Data segment:
- - - - -

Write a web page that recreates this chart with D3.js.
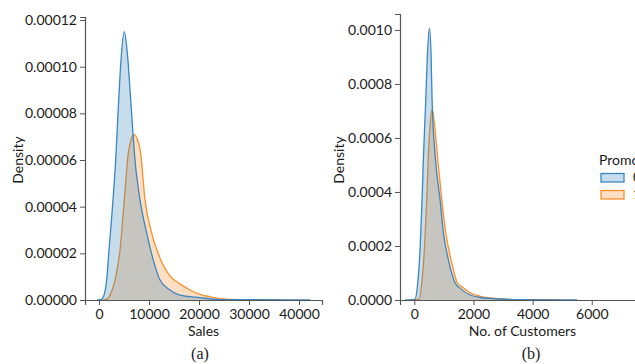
<!DOCTYPE html>
<html>
<head>
<meta charset="utf-8">
<script src="https://cdn.jsdelivr.net/npm/d3@7"></script>
<style>
  body { margin: 0; background: #fff; }
  svg { display: block; }
  .tick text { font-family: Lato, "Open Sans", sans-serif; font-size: 14px; fill: #1a1a1a; }
  .lbl { font-family: Lato, "Open Sans", sans-serif; font-size: 14px; fill: #1a1a1a; }
  .cap { font-family: "Liberation Serif", "DejaVu Serif", serif; font-size: 16px; fill: #1a1a1a; }
</style>
</head>
<body>
<svg width="635" height="364"></svg>
<script>
// (a) Sales density, Promo = 0 / 1
var salesX0 = [-400, 400, 1000, 1540, 2000, 2540, 3340, 3940, 4400, 5060, 5700, 6340, 7200, 8200, 9540, 10860, 12200, 14200, 16200, 20200, 24200, 32200, 42200];
var salesY0 = [0, 0.0000002, 0.0000021, 0.0000086, 0.0000214, 0.0000357, 0.00006, 0.0000857, 0.0001029, 0.000115, 0.000105, 0.0000857, 0.00006, 0.0000429, 0.0000287, 0.0000171, 0.0000086, 0.0000043, 0.0000021, 0.000001, 0.0000002, 0.0000001, 0];
var salesX1 = [800, 1600, 2200, 3200, 4200, 5060, 5800, 6400, 7060, 7700, 8300, 9200, 10540, 12200, 14200, 16200, 18200, 20200, 22200, 24200, 28200, 36200];
var salesY1 = [0, 0.0000004, 0.0000021, 0.0000086, 0.0000214, 0.0000429, 0.0000621, 0.0000686, 0.000071, 0.0000686, 0.0000634, 0.0000429, 0.0000287, 0.000018, 0.0000103, 0.0000069, 0.0000043, 0.0000024, 0.0000014, 0.0000006, 0.0000001, 0];

// (b) Customers density, Promo = 0 / 1
var custX0 = [-315, -78, 24, 115, 193, 261, 305, 386, 441, 509, 566, 600, 702, 871, 983, 1153, 1380, 1549, 1888, 2227, 2905, 3583, 4939, 5500];
var custY0 = [0, 0.0000011, 0.0000037, 0.000063, 0.000185, 0.00037, 0.000519, 0.000741, 0.000907, 0.001006, 0.000907, 0.000741, 0.000537, 0.00037, 0.000248, 0.000148, 0.000063, 0.000043, 0.0000185, 0.0000093, 0.0000037, 0.0000011, 0.0000002, 0];
var custX1 = [-78, 159, 251, 339, 420, 475, 532, 610, 685, 793, 929, 1064, 1244, 1458, 1617, 1888, 2227, 2566, 2905, 3583, 4939];
var custY1 = [0, 0.0000037, 0.000063, 0.000185, 0.00037, 0.000537, 0.000648, 0.000706, 0.000648, 0.000519, 0.00037, 0.000248, 0.000148, 0.000063, 0.000048, 0.000027, 0.0000137, 0.0000074, 0.0000037, 0.0000011, 0];

var salesTicksX = [0, 10000, 20000, 30000, 40000];
var salesTicksY = [0, 0.00002, 0.00004, 0.00006, 0.00008, 0.0001, 0.00012];
var custTicksX = [0, 2000, 4000, 6000, 8000];
var custTicksY = [0, 0.0002, 0.0004, 0.0006, 0.0008, 0.001];

var promoLabels = ["0", "1"];
var lineCol = ["#3a86c1", "#f7902e"];
var fillCol = ["rgba(31,119,180,0.25)", "rgba(255,127,14,0.25)"];

var svg = d3.select("svg");

function zip(xs, ys) {
  return xs.map(function(x, i) { return {x: x, y: ys[i]}; });
}

function panel(o) {
  var x = d3.scaleLinear().domain(o.xDom).range(o.xRange);
  var y = d3.scaleLinear().domain(o.yDom).range([300, o.top]);
  var g = svg.append("g");

  var area = d3.area().curve(d3.curveMonotoneX)
      .x(function(d) { return x(d.x); })
      .y0(y(0))
      .y1(function(d) { return y(d.y); });
  var line = d3.line().curve(d3.curveMonotoneX)
      .x(function(d) { return x(d.x); })
      .y(function(d) { return y(d.y); });

  // seaborn draws hue levels last-to-first, so orange goes under blue
  [1, 0].forEach(function(i) {
    g.append("path").datum(o.series[i]).attr("d", area).attr("fill", fillCol[i]);
    g.append("path").datum(o.series[i]).attr("d", line)
      .attr("fill", "none").attr("stroke", lineCol[i]).attr("stroke-width", 1.3);
  });

  var ax = g.append("g").attr("transform", "translate(0,300)")
      .call(d3.axisBottom(x).tickValues(o.xTicks).tickSize(5).tickPadding(4).tickFormat(d3.format("d")));
  var ay = g.append("g").attr("transform", "translate(" + o.xRange[0] + ",0)")
      .call(d3.axisLeft(y).tickValues(o.yTicks).tickSize(5).tickPadding(3).tickFormat(d3.format(o.yFmt)));
  [ax, ay].forEach(function(a) {
    a.select(".domain").attr("stroke", "#555").attr("stroke-width", 1.2);
    a.selectAll(".tick line").attr("stroke", "#555");
  });

  g.append("text").attr("class", "lbl")
    .attr("x", (o.xRange[0] + o.xRange[1]) / 2).attr("y", 336)
    .attr("text-anchor", "middle").text(o.xLabel);
  g.append("text").attr("class", "lbl")
    .attr("transform", "translate(" + o.yLabX + ",160) rotate(-90)")
    .attr("text-anchor", "middle").text("Density");
  g.append("text").attr("class", "cap")
    .attr("x", o.capX).attr("y", 359)
    .attr("text-anchor", "middle").text(o.cap);
}

panel({
  xDom: [-2800, 44600], xRange: [85, 322],
  yDom: [0, 0.0001213], top: 17,
  series: [zip(salesX0, salesY0), zip(salesX1, salesY1)],
  xTicks: salesTicksX, yTicks: salesTicksY, yFmt: ".5f",
  xLabel: "Sales", yLabX: 23, cap: "(a)", capX: 200
});

panel({
  xDom: [-485, 7800], xRange: [400, 645],
  yDom: [0, 0.001059], top: 14,
  series: [zip(custX0, custY0), zip(custX1, custY1)],
  xTicks: custTicksX, yTicks: custTicksY, yFmt: ".4f",
  xLabel: "No. of Customers", yLabX: 344, cap: "(b)", capX: 531
});

// legend (cut off at the right edge, as in the original figure)
var leg = svg.append("g");
leg.append("text").attr("class", "lbl").attr("x", 599).attr("y", 165).text("Promo");
promoLabels.forEach(function(p, i) {
  leg.append("rect").attr("x", 601).attr("y", 173.5 + i * 17).attr("width", 23).attr("height", 8.5)
    .attr("fill", fillCol[i]).attr("stroke", lineCol[i]).attr("stroke-width", 1.3);
  leg.append("text").attr("class", "lbl").attr("x", 633).attr("y", 182 + i * 17).text(p);
});
</script>
</body>
</html>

- - - - -

Give back the whole listing as it stands, minus its pictures.

Task response:
Write a web page that recreates this chart with D3.js.
<!DOCTYPE html>
<html>
<head>
<meta charset="utf-8">
<script src="https://cdn.jsdelivr.net/npm/d3@7"></script>
<style>
  body { margin: 0; background: #fff; }
  svg { display: block; }
  .tick text { font-family: Lato, "Open Sans", sans-serif; font-size: 14px; fill: #1a1a1a; }
  .lbl { font-family: Lato, "Open Sans", sans-serif; font-size: 14px; fill: #1a1a1a; }
  .cap { font-family: "Liberation Serif", "DejaVu Serif", serif; font-size: 16px; fill: #1a1a1a; }
</style>
</head>
<body>
<svg width="635" height="364"></svg>
<script>
// (a) Sales density, Promo = 0 / 1
var salesX0 = [-400, 400, 1000, 1540, 2000, 2540, 3340, 3940, 4400, 5060, 5700, 6340, 7200, 8200, 9540, 10860, 12200, 14200, 16200, 20200, 24200, 32200, 42200];
var salesY0 = [0, 0.0000002, 0.0000021, 0.0000086, 0.0000214, 0.0000357, 0.00006, 0.0000857, 0.0001029, 0.000115, 0.000105, 0.0000857, 0.00006, 0.0000429, 0.0000287, 0.0000171, 0.0000086, 0.0000043, 0.0000021, 0.000001, 0.0000002, 0.0000001, 0];
var salesX1 = [800, 1600, 2200, 3200, 4200, 5060, 5800, 6400, 7060, 7700, 8300, 9200, 10540, 12200, 14200, 16200, 18200, 20200, 22200, 24200, 28200, 36200];
var salesY1 = [0, 0.0000004, 0.0000021, 0.0000086, 0.0000214, 0.0000429, 0.0000621, 0.0000686, 0.000071, 0.0000686, 0.0000634, 0.0000429, 0.0000287, 0.000018, 0.0000103, 0.0000069, 0.0000043, 0.0000024, 0.0000014, 0.0000006, 0.0000001, 0];

// (b) Customers density, Promo = 0 / 1
var custX0 = [-315, -78, 24, 115, 193, 261, 305, 386, 441, 509, 566, 600, 702, 871, 983, 1153, 1380, 1549, 1888, 2227, 2905, 3583, 4939, 5500];
var custY0 = [0, 0.0000011, 0.0000037, 0.000063, 0.000185, 0.00037, 0.000519, 0.000741, 0.000907, 0.001006, 0.000907, 0.000741, 0.000537, 0.00037, 0.000248, 0.000148, 0.000063, 0.000043, 0.0000185, 0.0000093, 0.0000037, 0.0000011, 0.0000002, 0];
var custX1 = [-78, 159, 251, 339, 420, 475, 532, 610, 685, 793, 929, 1064, 1244, 1458, 1617, 1888, 2227, 2566, 2905, 3583, 4939];
var custY1 = [0, 0.0000037, 0.000063, 0.000185, 0.00037, 0.000537, 0.000648, 0.000706, 0.000648, 0.000519, 0.00037, 0.000248, 0.000148, 0.000063, 0.000048, 0.000027, 0.0000137, 0.0000074, 0.0000037, 0.0000011, 0];

var salesTicksX = [0, 10000, 20000, 30000, 40000];
var salesTicksY = [0, 0.00002, 0.00004, 0.00006, 0.00008, 0.0001, 0.00012];
var custTicksX = [0, 2000, 4000, 6000, 8000];
var custTicksY = [0, 0.0002, 0.0004, 0.0006, 0.0008, 0.001];

var promoLabels = ["0", "1"];
var lineCol = ["#3a86c1", "#f7902e"];
var fillCol = ["rgba(31,119,180,0.25)", "rgba(255,127,14,0.25)"];

var svg = d3.select("svg");

function zip(xs, ys) {
  return xs.map(function(x, i) { return {x: x, y: ys[i]}; });
}

function panel(o) {
  var x = d3.scaleLinear().domain(o.xDom).range(o.xRange);
  var y = d3.scaleLinear().domain(o.yDom).range([300, o.top]);
  var g = svg.append("g");

  var area = d3.area().curve(d3.curveMonotoneX)
      .x(function(d) { return x(d.x); })
      .y0(y(0))
      .y1(function(d) { return y(d.y); });
  var line = d3.line().curve(d3.curveMonotoneX)
      .x(function(d) { return x(d.x); })
      .y(function(d) { return y(d.y); });

  // seaborn draws hue levels last-to-first, so orange goes under blue
  [1, 0].forEach(function(i) {
    g.append("path").datum(o.series[i]).attr("d", area).attr("fill", fillCol[i]);
    g.append("path").datum(o.series[i]).attr("d", line)
      .attr("fill", "none").attr("stroke", lineCol[i]).attr("stroke-width", 1.3);
  });

  var ax = g.append("g").attr("transform", "translate(0,300)")
      .call(d3.axisBottom(x).tickValues(o.xTicks).tickSize(5).tickPadding(4).tickFormat(d3.format("d")));
  var ay = g.append("g").attr("transform", "translate(" + o.xRange[0] + ",0)")
      .call(d3.axisLeft(y).tickValues(o.yTicks).tickSize(5).tickPadding(3).tickFormat(d3.format(o.yFmt)));
  [ax, ay].forEach(function(a) {
    a.select(".domain").attr("stroke", "#555").attr("stroke-width", 1.2);
    a.selectAll(".tick line").attr("stroke", "#555");
  });

  g.append("text").attr("class", "lbl")
    .attr("x", (o.xRange[0] + o.xRange[1]) / 2).attr("y", 336)
    .attr("text-anchor", "middle").text(o.xLabel);
  g.append("text").attr("class", "lbl")
    .attr("transform", "translate(" + o.yLabX + ",160) rotate(-90)")
    .attr("text-anchor", "middle").text("Density");
  g.append("text").attr("class", "cap")
    .attr("x", o.capX).attr("y", 359)
    .attr("text-anchor", "middle").text(o.cap);
}

panel({
  xDom: [-2800, 44600], xRange: [85, 322],
  yDom: [0, 0.0001213], top: 17,
  series: [zip(salesX0, salesY0), zip(salesX1, salesY1)],
  xTicks: salesTicksX, yTicks: salesTicksY, yFmt: ".5f",
  xLabel: "Sales", yLabX: 23, cap: "(a)", capX: 200
});

panel({
  xDom: [-485, 7800], xRange: [400, 645],
  yDom: [0, 0.001059], top: 14,
  series: [zip(custX0, custY0), zip(custX1, custY1)],
  xTicks: custTicksX, yTicks: custTicksY, yFmt: ".4f",
  xLabel: "No. of Customers", yLabX: 344, cap: "(b)", capX: 531
});

// legend (cut off at the right edge, as in the original figure)
var leg = svg.append("g");
leg.append("text").attr("class", "lbl").attr("x", 599).attr("y", 165).text("Promo");
promoLabels.forEach(function(p, i) {
  leg.append("rect").attr("x", 601).attr("y", 173.5 + i * 17).attr("width", 23).attr("height", 8.5)
    .attr("fill", fillCol[i]).attr("stroke", lineCol[i]).attr("stroke-width", 1.3);
  leg.append("text").attr("class", "lbl").attr("x", 633).attr("y", 182 + i * 17).text(p);
});
</script>
</body>
</html>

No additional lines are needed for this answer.